(DIRECTIVE): From the listing below, copy word for word every line starting at the one that includes "Emit a LaTeX" and ending at the one that includes "(5,562) -- (566,562);"; the pictures are omitted.

(PROVIDED DATA):
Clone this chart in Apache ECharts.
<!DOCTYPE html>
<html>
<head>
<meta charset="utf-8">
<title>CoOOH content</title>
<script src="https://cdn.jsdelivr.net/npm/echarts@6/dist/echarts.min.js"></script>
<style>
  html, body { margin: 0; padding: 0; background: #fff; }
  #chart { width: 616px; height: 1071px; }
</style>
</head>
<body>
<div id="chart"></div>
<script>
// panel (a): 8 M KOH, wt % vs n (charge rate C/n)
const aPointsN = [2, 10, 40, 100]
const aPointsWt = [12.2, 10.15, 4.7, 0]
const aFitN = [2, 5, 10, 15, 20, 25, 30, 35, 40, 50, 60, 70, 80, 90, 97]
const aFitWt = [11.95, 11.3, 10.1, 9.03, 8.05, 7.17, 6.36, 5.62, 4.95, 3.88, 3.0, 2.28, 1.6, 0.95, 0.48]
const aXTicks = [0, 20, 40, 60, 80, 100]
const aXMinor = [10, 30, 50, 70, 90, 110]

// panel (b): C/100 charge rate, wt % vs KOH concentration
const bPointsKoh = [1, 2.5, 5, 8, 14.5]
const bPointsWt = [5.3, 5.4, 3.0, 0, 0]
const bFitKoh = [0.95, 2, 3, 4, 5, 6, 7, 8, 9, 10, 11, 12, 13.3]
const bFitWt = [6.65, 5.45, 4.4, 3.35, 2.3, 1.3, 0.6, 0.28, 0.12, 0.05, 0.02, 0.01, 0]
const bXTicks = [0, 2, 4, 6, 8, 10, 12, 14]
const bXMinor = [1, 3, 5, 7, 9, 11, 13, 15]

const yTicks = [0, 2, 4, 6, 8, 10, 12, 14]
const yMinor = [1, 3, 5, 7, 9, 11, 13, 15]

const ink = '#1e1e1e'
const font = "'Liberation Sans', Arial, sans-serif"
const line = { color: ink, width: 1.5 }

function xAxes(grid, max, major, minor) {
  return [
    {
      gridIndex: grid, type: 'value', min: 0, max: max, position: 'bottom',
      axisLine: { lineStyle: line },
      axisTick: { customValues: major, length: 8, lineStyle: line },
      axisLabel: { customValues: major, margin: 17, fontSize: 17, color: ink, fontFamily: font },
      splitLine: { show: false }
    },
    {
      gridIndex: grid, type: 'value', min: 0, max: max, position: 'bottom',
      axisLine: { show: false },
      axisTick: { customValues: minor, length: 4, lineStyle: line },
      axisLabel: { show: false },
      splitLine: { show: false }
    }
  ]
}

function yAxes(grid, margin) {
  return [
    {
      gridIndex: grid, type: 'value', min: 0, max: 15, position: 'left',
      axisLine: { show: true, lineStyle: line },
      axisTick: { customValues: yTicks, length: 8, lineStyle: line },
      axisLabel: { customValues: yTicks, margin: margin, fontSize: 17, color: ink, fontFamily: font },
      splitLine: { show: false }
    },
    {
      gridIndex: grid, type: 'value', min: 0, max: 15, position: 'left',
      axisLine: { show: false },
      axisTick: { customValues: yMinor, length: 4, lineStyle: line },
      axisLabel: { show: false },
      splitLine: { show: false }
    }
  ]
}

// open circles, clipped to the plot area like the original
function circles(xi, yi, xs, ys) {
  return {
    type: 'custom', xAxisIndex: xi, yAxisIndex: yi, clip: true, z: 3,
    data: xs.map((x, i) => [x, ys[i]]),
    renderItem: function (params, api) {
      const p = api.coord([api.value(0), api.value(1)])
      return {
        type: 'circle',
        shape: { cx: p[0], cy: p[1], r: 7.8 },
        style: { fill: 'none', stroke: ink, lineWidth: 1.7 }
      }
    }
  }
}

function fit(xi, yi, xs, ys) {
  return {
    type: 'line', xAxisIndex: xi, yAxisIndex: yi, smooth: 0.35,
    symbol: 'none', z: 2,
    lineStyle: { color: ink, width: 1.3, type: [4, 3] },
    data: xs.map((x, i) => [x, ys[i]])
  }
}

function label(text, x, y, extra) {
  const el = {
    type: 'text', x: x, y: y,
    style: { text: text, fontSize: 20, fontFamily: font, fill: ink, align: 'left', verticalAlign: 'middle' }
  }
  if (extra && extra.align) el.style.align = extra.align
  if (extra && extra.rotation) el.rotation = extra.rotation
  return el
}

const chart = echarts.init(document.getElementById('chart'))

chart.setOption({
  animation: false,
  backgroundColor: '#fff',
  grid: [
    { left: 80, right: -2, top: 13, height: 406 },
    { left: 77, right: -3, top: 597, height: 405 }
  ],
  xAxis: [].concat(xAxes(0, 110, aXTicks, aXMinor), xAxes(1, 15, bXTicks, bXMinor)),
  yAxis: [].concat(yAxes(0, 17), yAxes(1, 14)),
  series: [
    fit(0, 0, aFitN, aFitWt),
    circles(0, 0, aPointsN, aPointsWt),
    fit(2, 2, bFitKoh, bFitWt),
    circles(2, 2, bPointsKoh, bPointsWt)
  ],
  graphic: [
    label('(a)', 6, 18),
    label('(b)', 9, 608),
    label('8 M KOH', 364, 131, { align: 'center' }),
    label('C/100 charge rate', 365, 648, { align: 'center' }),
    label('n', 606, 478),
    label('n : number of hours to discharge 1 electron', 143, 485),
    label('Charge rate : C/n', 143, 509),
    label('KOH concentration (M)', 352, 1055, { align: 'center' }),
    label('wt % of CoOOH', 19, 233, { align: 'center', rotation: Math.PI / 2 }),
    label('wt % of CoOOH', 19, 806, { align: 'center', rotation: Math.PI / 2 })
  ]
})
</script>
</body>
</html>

==

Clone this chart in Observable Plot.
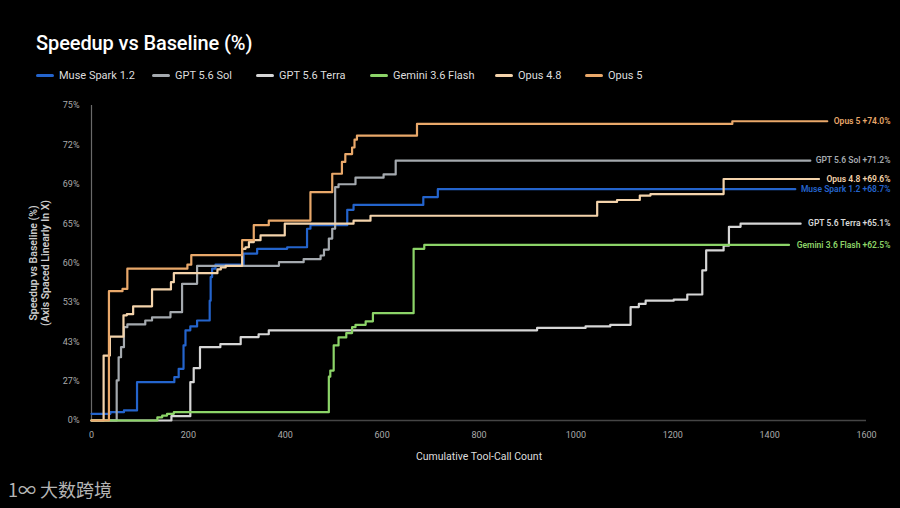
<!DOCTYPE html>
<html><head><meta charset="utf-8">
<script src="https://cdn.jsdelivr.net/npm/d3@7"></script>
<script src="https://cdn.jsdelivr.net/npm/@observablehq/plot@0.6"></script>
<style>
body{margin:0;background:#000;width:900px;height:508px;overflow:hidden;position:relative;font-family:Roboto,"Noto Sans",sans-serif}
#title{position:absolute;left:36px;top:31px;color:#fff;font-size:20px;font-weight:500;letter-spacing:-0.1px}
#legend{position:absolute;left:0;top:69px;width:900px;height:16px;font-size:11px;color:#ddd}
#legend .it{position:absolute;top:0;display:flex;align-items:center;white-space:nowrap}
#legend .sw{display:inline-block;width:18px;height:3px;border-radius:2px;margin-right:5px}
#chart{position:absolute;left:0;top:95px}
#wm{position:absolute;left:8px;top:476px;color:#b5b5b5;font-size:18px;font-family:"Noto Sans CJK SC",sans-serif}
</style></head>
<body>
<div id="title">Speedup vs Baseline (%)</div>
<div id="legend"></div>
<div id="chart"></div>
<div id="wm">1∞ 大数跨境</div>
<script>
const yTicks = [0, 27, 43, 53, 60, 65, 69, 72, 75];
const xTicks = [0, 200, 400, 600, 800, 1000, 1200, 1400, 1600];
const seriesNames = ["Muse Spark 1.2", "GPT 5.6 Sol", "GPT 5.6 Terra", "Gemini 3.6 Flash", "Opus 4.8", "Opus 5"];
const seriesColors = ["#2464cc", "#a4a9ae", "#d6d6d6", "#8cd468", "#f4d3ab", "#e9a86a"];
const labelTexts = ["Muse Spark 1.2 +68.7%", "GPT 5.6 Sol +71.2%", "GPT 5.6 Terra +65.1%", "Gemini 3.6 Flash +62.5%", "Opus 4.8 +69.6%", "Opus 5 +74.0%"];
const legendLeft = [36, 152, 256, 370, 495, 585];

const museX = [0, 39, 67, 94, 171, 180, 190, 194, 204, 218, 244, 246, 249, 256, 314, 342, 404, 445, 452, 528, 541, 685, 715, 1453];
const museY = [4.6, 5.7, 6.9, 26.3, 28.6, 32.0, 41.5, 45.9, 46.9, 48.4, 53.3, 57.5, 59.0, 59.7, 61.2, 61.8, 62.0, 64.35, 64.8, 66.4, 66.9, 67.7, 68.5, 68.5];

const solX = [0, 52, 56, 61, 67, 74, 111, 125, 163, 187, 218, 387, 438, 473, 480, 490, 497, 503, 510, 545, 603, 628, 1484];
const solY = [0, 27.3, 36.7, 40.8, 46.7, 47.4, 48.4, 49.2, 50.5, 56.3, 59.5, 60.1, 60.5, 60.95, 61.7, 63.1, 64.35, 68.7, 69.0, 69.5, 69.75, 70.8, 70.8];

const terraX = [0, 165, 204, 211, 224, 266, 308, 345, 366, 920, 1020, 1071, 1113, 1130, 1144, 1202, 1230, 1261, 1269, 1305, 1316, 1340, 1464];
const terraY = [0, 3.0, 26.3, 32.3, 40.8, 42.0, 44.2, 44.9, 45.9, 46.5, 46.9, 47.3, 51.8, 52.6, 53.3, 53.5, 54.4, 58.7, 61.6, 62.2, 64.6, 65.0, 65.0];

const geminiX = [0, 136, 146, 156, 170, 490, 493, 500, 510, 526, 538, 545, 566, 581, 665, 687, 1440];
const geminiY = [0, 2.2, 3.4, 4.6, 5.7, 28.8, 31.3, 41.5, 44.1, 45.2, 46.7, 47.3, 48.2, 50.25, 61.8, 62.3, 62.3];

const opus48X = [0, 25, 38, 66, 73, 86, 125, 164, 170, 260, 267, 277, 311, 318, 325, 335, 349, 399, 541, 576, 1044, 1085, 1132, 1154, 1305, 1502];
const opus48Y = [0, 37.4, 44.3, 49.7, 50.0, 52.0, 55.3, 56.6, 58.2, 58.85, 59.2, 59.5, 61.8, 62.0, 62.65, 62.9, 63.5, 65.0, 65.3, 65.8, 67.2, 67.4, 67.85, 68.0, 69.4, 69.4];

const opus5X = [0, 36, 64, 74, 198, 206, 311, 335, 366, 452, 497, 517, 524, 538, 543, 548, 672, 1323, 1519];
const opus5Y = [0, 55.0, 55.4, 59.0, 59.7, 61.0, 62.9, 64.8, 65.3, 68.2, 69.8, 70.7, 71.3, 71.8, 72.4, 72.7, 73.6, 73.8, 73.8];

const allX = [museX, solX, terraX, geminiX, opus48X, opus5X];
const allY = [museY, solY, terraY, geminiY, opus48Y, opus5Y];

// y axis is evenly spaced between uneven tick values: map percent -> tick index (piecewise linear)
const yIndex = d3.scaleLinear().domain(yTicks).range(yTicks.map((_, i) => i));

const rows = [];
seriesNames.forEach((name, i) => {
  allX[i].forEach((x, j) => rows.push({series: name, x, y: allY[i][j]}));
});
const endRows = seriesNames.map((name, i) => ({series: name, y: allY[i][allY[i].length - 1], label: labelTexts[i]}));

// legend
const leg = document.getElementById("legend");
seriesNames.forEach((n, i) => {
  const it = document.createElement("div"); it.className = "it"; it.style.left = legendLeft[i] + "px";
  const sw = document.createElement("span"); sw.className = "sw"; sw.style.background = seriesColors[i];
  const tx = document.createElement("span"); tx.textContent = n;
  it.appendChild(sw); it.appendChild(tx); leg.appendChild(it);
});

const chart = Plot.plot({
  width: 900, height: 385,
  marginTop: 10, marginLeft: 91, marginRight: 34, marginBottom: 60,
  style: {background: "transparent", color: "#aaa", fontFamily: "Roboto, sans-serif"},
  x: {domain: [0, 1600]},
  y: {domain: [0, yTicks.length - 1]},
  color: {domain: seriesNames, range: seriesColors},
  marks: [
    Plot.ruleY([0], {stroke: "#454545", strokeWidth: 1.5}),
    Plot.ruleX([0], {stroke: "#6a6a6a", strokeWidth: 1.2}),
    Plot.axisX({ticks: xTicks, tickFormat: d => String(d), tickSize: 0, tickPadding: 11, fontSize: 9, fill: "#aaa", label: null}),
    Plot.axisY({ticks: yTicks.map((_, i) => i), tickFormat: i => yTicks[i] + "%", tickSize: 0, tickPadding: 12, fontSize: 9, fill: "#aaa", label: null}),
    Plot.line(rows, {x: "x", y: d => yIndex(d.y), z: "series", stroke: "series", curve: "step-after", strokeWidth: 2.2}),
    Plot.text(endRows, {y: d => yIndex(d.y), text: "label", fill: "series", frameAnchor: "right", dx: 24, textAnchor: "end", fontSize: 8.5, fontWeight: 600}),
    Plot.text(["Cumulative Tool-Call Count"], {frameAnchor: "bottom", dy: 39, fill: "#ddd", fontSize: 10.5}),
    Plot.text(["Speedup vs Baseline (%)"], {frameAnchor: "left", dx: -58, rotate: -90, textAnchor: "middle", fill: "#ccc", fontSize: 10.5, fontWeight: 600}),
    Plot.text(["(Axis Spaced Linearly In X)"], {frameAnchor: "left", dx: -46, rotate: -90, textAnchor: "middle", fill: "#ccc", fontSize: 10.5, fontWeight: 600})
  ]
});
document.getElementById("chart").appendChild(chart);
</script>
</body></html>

--

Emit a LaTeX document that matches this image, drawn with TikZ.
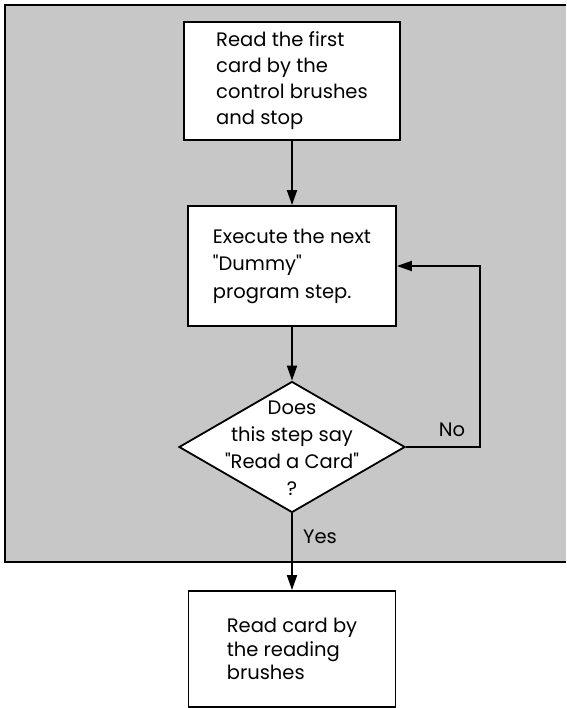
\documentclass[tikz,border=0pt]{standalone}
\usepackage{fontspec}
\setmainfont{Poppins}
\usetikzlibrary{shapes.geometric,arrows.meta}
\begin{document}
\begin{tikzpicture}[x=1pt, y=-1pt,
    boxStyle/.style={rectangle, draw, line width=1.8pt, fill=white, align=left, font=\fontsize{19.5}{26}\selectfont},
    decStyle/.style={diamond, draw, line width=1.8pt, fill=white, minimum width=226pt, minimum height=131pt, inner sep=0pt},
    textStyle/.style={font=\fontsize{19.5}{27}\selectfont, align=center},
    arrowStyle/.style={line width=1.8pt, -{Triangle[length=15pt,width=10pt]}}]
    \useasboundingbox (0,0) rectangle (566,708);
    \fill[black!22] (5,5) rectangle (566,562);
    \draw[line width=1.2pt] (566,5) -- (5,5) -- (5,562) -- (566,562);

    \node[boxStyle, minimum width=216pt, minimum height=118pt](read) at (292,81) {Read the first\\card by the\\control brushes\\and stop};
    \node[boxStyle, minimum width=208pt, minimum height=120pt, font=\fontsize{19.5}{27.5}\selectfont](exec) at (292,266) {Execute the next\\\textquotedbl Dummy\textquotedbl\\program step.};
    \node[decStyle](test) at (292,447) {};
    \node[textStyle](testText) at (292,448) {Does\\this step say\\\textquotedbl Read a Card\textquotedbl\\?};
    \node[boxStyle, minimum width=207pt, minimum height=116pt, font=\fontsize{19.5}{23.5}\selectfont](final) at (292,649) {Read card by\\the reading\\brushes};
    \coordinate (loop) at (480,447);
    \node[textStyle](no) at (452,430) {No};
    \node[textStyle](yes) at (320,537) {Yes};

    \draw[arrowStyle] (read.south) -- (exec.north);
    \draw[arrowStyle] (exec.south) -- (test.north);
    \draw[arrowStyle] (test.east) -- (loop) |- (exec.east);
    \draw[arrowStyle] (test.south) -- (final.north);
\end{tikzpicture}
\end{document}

(SOLUTION FOR THIS TASK):
Emit a LaTeX document that matches this image, drawn with TikZ.
\documentclass[tikz,border=0pt]{standalone}
\usepackage{fontspec}
\setmainfont{Poppins}
\usetikzlibrary{shapes.geometric,arrows.meta}
\begin{document}
\begin{tikzpicture}[x=1pt, y=-1pt,
    boxStyle/.style={rectangle, draw, line width=1.8pt, fill=white, align=left, font=\fontsize{19.5}{26}\selectfont},
    decStyle/.style={diamond, draw, line width=1.8pt, fill=white, minimum width=226pt, minimum height=131pt, inner sep=0pt},
    textStyle/.style={font=\fontsize{19.5}{27}\selectfont, align=center},
    arrowStyle/.style={line width=1.8pt, -{Triangle[length=15pt,width=10pt]}}]
    \useasboundingbox (0,0) rectangle (566,708);
    \fill[black!22] (5,5) rectangle (566,562);
    \draw[line width=1.2pt] (566,5) -- (5,5) -- (5,562) -- (566,562);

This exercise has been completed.